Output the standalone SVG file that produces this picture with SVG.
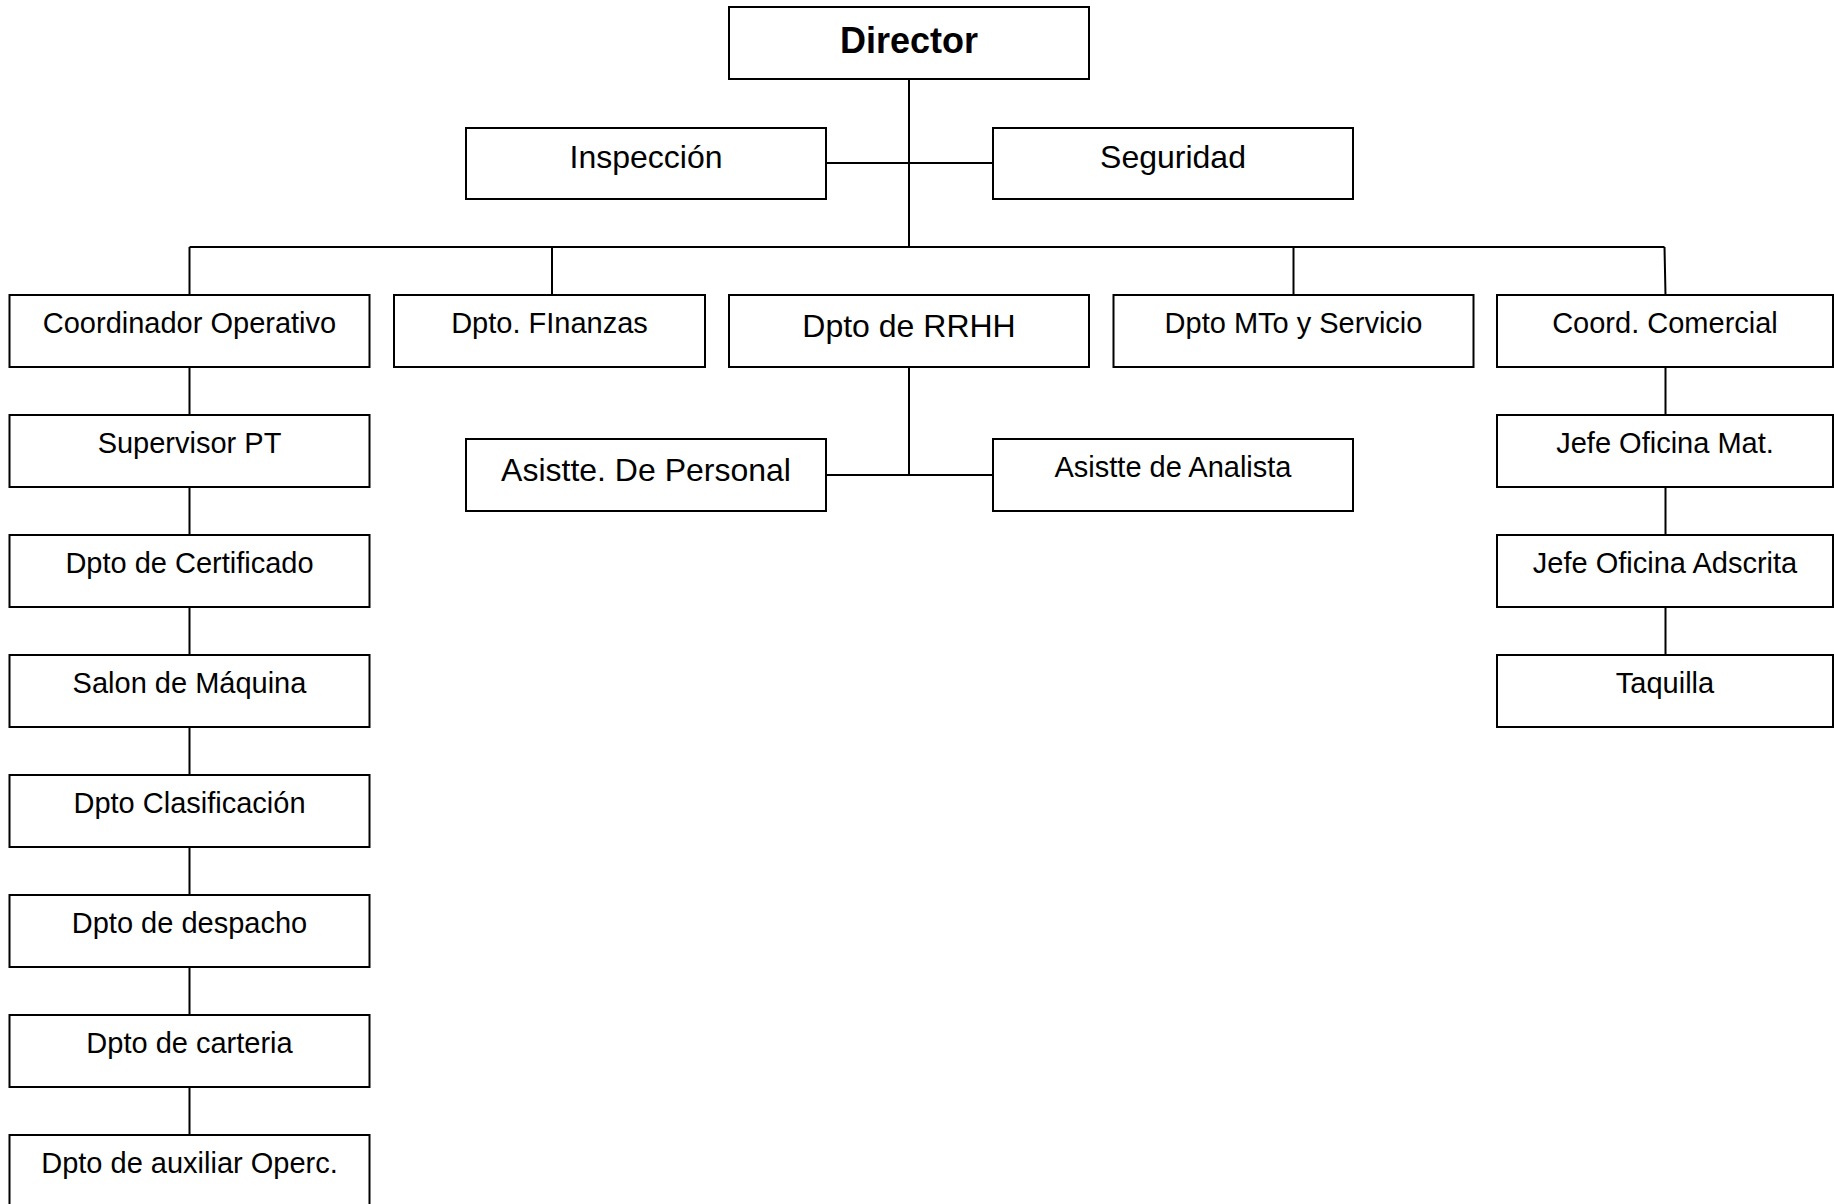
<svg xmlns="http://www.w3.org/2000/svg" width="1834" height="1204" viewBox="0 0 1834 1204">
<style>
.box{fill:#fff;stroke:#000;stroke-width:2}
.t{font-family:"Liberation Sans",Arial,sans-serif;font-size:29px;text-anchor:middle;fill:#000}
.tl{font-size:32px}
.tb{font-size:36px;font-weight:bold}
.c{stroke:#000;stroke-width:2;fill:none}
</style>
<g id="connectors">
<path class="c" d="M909,79 V247"/>
<path class="c" d="M826,163 H993"/>
<path class="c" d="M189.5,247 H1664.5"/>
<path class="c" d="M189.5,247 V295"/>
<path class="c" d="M552,247 V295"/>
<path class="c" d="M1293.5,247 V295"/>
<path class="c" d="M1664.5,247 L1665.5,295"/>
<path class="c" d="M909,367 V476"/>
<path class="c" d="M826,475 H993"/>
<path class="c" d="M189.5,367 V415 M189.5,487 V535 M189.5,607 V655 M189.5,727 V775 M189.5,847 V895 M189.5,967 V1015 M189.5,1087 V1135"/>
<path class="c" d="M1665.5,367 V415 M1665.5,487 V535 M1665.5,607 V655"/>
</g>
<g id="director"><rect class="box" x="729" y="7" width="360" height="72"/><text class="t tb" x="909" y="53">Director</text></g>
<g id="inspeccion"><rect class="box" x="466" y="128" width="360" height="71"/><text class="t tl" x="646" y="168">Inspección</text></g>
<g id="seguridad"><rect class="box" x="993" y="128" width="360" height="71"/><text class="t tl" x="1173" y="168">Seguridad</text></g>
<g id="coord-operativo"><rect class="box" x="9.5" y="295" width="360" height="72"/><text class="t" x="189.5" y="333">Coordinador Operativo</text></g>
<g id="finanzas"><rect class="box" x="394" y="295" width="311" height="72"/><text class="t" x="549.5" y="333">Dpto. FInanzas</text></g>
<g id="rrhh"><rect class="box" x="729" y="295" width="360" height="72"/><text class="t tl" x="909" y="337">Dpto de RRHH</text></g>
<g id="mto"><rect class="box" x="1113.5" y="295" width="360" height="72"/><text class="t" x="1293.5" y="333">Dpto MTo y Servicio</text></g>
<g id="coord-comercial"><rect class="box" x="1497" y="295" width="336" height="72"/><text class="t" x="1665" y="333">Coord. Comercial</text></g>
<g id="asist-personal"><rect class="box" x="466" y="439" width="360" height="72"/><text class="t tl" x="646" y="481">Asistte. De Personal</text></g>
<g id="asist-analista"><rect class="box" x="993" y="439" width="360" height="72"/><text class="t" x="1173" y="477">Asistte de Analista</text></g>
<g id="supervisor"><rect class="box" x="9.5" y="415" width="360" height="72"/><text class="t" x="189.5" y="453">Supervisor PT</text></g>
<g id="certificado"><rect class="box" x="9.5" y="535" width="360" height="72"/><text class="t" x="189.5" y="573">Dpto de Certificado</text></g>
<g id="salon"><rect class="box" x="9.5" y="655" width="360" height="72"/><text class="t" x="189.5" y="693">Salon de Máquina</text></g>
<g id="clasificacion"><rect class="box" x="9.5" y="775" width="360" height="72"/><text class="t" x="189.5" y="813">Dpto Clasificación</text></g>
<g id="despacho"><rect class="box" x="9.5" y="895" width="360" height="72"/><text class="t" x="189.5" y="933">Dpto de despacho</text></g>
<g id="carteria"><rect class="box" x="9.5" y="1015" width="360" height="72"/><text class="t" x="189.5" y="1053">Dpto de carteria</text></g>
<g id="auxiliar"><rect class="box" x="9.5" y="1135" width="360" height="72"/><text class="t" x="189.5" y="1173">Dpto de auxiliar Operc.</text></g>
<g id="jefe-mat"><rect class="box" x="1497" y="415" width="336" height="72"/><text class="t" x="1665" y="453">Jefe Oficina Mat.</text></g>
<g id="jefe-adscrita"><rect class="box" x="1497" y="535" width="336" height="72"/><text class="t" x="1665" y="573">Jefe Oficina Adscrita</text></g>
<g id="taquilla"><rect class="box" x="1497" y="655" width="336" height="72"/><text class="t" x="1665" y="693">Taquilla</text></g>
</svg>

◆ STATED EXERCISE: Copy the whole of the material above exactly, but not its images.

◆ SOLUTION FOR THIS PROBLEM:
Output the standalone SVG file that produces this picture with SVG.
<svg xmlns="http://www.w3.org/2000/svg" width="1834" height="1204" viewBox="0 0 1834 1204">
<style>
.box{fill:#fff;stroke:#000;stroke-width:2}
.t{font-family:"Liberation Sans",Arial,sans-serif;font-size:29px;text-anchor:middle;fill:#000}
.tl{font-size:32px}
.tb{font-size:36px;font-weight:bold}
.c{stroke:#000;stroke-width:2;fill:none}
</style>
<g id="connectors">
<path class="c" d="M909,79 V247"/>
<path class="c" d="M826,163 H993"/>
<path class="c" d="M189.5,247 H1664.5"/>
<path class="c" d="M189.5,247 V295"/>
<path class="c" d="M552,247 V295"/>
<path class="c" d="M1293.5,247 V295"/>
<path class="c" d="M1664.5,247 L1665.5,295"/>
<path class="c" d="M909,367 V476"/>
<path class="c" d="M826,475 H993"/>
<path class="c" d="M189.5,367 V415 M189.5,487 V535 M189.5,607 V655 M189.5,727 V775 M189.5,847 V895 M189.5,967 V1015 M189.5,1087 V1135"/>
<path class="c" d="M1665.5,367 V415 M1665.5,487 V535 M1665.5,607 V655"/>
</g>
<g id="director"><rect class="box" x="729" y="7" width="360" height="72"/><text class="t tb" x="909" y="53">Director</text></g>
<g id="inspeccion"><rect class="box" x="466" y="128" width="360" height="71"/><text class="t tl" x="646" y="168">Inspección</text></g>
<g id="seguridad"><rect class="box" x="993" y="128" width="360" height="71"/><text class="t tl" x="1173" y="168">Seguridad</text></g>
<g id="coord-operativo"><rect class="box" x="9.5" y="295" width="360" height="72"/><text class="t" x="189.5" y="333">Coordinador Operativo</text></g>
<g id="finanzas"><rect class="box" x="394" y="295" width="311" height="72"/><text class="t" x="549.5" y="333">Dpto. FInanzas</text></g>
<g id="rrhh"><rect class="box" x="729" y="295" width="360" height="72"/><text class="t tl" x="909" y="337">Dpto de RRHH</text></g>
<g id="mto"><rect class="box" x="1113.5" y="295" width="360" height="72"/><text class="t" x="1293.5" y="333">Dpto MTo y Servicio</text></g>
<g id="coord-comercial"><rect class="box" x="1497" y="295" width="336" height="72"/><text class="t" x="1665" y="333">Coord. Comercial</text></g>
<g id="asist-personal"><rect class="box" x="466" y="439" width="360" height="72"/><text class="t tl" x="646" y="481">Asistte. De Personal</text></g>
<g id="asist-analista"><rect class="box" x="993" y="439" width="360" height="72"/><text class="t" x="1173" y="477">Asistte de Analista</text></g>
<g id="supervisor"><rect class="box" x="9.5" y="415" width="360" height="72"/><text class="t" x="189.5" y="453">Supervisor PT</text></g>
<g id="certificado"><rect class="box" x="9.5" y="535" width="360" height="72"/><text class="t" x="189.5" y="573">Dpto de Certificado</text></g>
<g id="salon"><rect class="box" x="9.5" y="655" width="360" height="72"/><text class="t" x="189.5" y="693">Salon de Máquina</text></g>
<g id="clasificacion"><rect class="box" x="9.5" y="775" width="360" height="72"/><text class="t" x="189.5" y="813">Dpto Clasificación</text></g>
<g id="despacho"><rect class="box" x="9.5" y="895" width="360" height="72"/><text class="t" x="189.5" y="933">Dpto de despacho</text></g>
<g id="carteria"><rect class="box" x="9.5" y="1015" width="360" height="72"/><text class="t" x="189.5" y="1053">Dpto de carteria</text></g>
<g id="auxiliar"><rect class="box" x="9.5" y="1135" width="360" height="72"/><text class="t" x="189.5" y="1173">Dpto de auxiliar Operc.</text></g>
<g id="jefe-mat"><rect class="box" x="1497" y="415" width="336" height="72"/><text class="t" x="1665" y="453">Jefe Oficina Mat.</text></g>
<g id="jefe-adscrita"><rect class="box" x="1497" y="535" width="336" height="72"/><text class="t" x="1665" y="573">Jefe Oficina Adscrita</text></g>
<g id="taquilla"><rect class="box" x="1497" y="655" width="336" height="72"/><text class="t" x="1665" y="693">Taquilla</text></g>
</svg>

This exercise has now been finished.